-- Given information --
——
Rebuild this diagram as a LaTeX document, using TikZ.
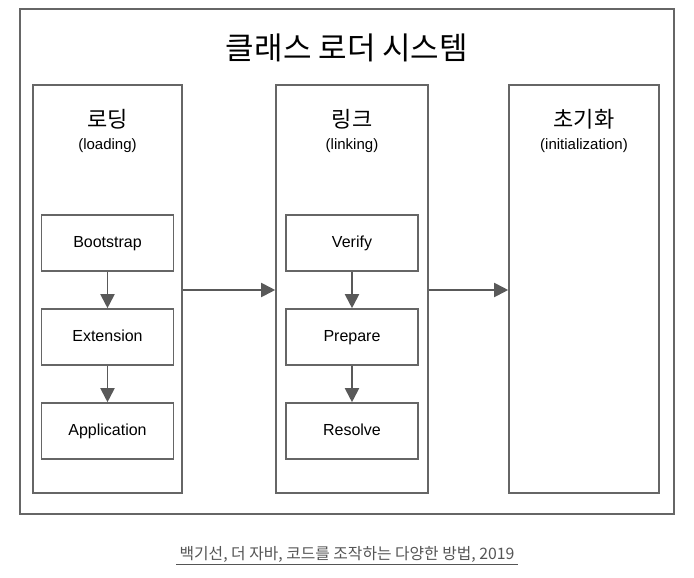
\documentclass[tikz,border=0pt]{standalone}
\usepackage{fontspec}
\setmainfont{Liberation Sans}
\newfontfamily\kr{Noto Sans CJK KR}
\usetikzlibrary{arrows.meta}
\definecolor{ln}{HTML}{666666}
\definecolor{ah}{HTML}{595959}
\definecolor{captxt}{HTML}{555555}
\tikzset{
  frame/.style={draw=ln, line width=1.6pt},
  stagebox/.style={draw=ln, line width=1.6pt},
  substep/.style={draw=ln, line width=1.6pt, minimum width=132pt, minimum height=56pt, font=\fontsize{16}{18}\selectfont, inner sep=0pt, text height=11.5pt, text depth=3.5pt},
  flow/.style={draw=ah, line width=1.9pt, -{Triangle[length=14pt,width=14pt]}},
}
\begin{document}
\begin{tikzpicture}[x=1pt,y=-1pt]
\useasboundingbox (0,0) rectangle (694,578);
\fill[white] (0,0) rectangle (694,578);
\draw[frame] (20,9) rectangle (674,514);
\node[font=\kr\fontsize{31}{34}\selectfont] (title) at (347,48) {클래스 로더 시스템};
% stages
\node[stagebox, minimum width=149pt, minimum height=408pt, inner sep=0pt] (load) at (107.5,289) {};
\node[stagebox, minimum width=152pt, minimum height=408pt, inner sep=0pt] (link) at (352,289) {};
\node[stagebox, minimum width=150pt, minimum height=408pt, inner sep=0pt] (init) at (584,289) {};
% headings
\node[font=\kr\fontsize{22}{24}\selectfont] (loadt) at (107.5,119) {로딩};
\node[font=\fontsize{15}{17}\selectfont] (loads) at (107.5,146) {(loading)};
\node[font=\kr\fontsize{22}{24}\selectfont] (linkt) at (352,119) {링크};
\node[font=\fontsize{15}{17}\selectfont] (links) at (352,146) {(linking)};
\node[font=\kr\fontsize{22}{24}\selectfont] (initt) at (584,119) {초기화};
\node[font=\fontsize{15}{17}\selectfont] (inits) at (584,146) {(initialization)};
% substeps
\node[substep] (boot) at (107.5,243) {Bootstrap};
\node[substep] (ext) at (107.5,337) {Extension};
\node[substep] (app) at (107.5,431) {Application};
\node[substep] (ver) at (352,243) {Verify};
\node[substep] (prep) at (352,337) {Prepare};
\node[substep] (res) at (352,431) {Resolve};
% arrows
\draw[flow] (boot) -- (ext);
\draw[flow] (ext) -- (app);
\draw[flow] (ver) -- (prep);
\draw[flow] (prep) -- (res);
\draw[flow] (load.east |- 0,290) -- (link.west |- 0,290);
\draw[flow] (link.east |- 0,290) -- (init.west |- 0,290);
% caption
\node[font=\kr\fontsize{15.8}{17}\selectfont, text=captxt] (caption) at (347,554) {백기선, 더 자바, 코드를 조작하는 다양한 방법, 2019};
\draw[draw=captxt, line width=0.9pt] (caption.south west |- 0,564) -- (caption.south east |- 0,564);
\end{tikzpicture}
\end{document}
——
Reproduce the data above in full, exactly as it is, with the pictures left out.

Rebuild this diagram as a LaTeX document, using TikZ.
\documentclass[tikz,border=0pt]{standalone}
\usepackage{fontspec}
\setmainfont{Liberation Sans}
\newfontfamily\kr{Noto Sans CJK KR}
\usetikzlibrary{arrows.meta}
\definecolor{ln}{HTML}{666666}
\definecolor{ah}{HTML}{595959}
\definecolor{captxt}{HTML}{555555}
\tikzset{
  frame/.style={draw=ln, line width=1.6pt},
  stagebox/.style={draw=ln, line width=1.6pt},
  substep/.style={draw=ln, line width=1.6pt, minimum width=132pt, minimum height=56pt, font=\fontsize{16}{18}\selectfont, inner sep=0pt, text height=11.5pt, text depth=3.5pt},
  flow/.style={draw=ah, line width=1.9pt, -{Triangle[length=14pt,width=14pt]}},
}
\begin{document}
\begin{tikzpicture}[x=1pt,y=-1pt]
\useasboundingbox (0,0) rectangle (694,578);
\fill[white] (0,0) rectangle (694,578);
\draw[frame] (20,9) rectangle (674,514);
\node[font=\kr\fontsize{31}{34}\selectfont] (title) at (347,48) {클래스 로더 시스템};
% stages
\node[stagebox, minimum width=149pt, minimum height=408pt, inner sep=0pt] (load) at (107.5,289) {};
\node[stagebox, minimum width=152pt, minimum height=408pt, inner sep=0pt] (link) at (352,289) {};
\node[stagebox, minimum width=150pt, minimum height=408pt, inner sep=0pt] (init) at (584,289) {};
% headings
\node[font=\kr\fontsize{22}{24}\selectfont] (loadt) at (107.5,119) {로딩};
\node[font=\fontsize{15}{17}\selectfont] (loads) at (107.5,146) {(loading)};
\node[font=\kr\fontsize{22}{24}\selectfont] (linkt) at (352,119) {링크};
\node[font=\fontsize{15}{17}\selectfont] (links) at (352,146) {(linking)};
\node[font=\kr\fontsize{22}{24}\selectfont] (initt) at (584,119) {초기화};
\node[font=\fontsize{15}{17}\selectfont] (inits) at (584,146) {(initialization)};
% substeps
\node[substep] (boot) at (107.5,243) {Bootstrap};
\node[substep] (ext) at (107.5,337) {Extension};
\node[substep] (app) at (107.5,431) {Application};
\node[substep] (ver) at (352,243) {Verify};
\node[substep] (prep) at (352,337) {Prepare};
\node[substep] (res) at (352,431) {Resolve};
% arrows
\draw[flow] (boot) -- (ext);
\draw[flow] (ext) -- (app);
\draw[flow] (ver) -- (prep);
\draw[flow] (prep) -- (res);
\draw[flow] (load.east |- 0,290) -- (link.west |- 0,290);
\draw[flow] (link.east |- 0,290) -- (init.west |- 0,290);
% caption
\node[font=\kr\fontsize{15.8}{17}\selectfont, text=captxt] (caption) at (347,554) {백기선, 더 자바, 코드를 조작하는 다양한 방법, 2019};
\draw[draw=captxt, line width=0.9pt] (caption.south west |- 0,564) -- (caption.south east |- 0,564);
\end{tikzpicture}
\end{document}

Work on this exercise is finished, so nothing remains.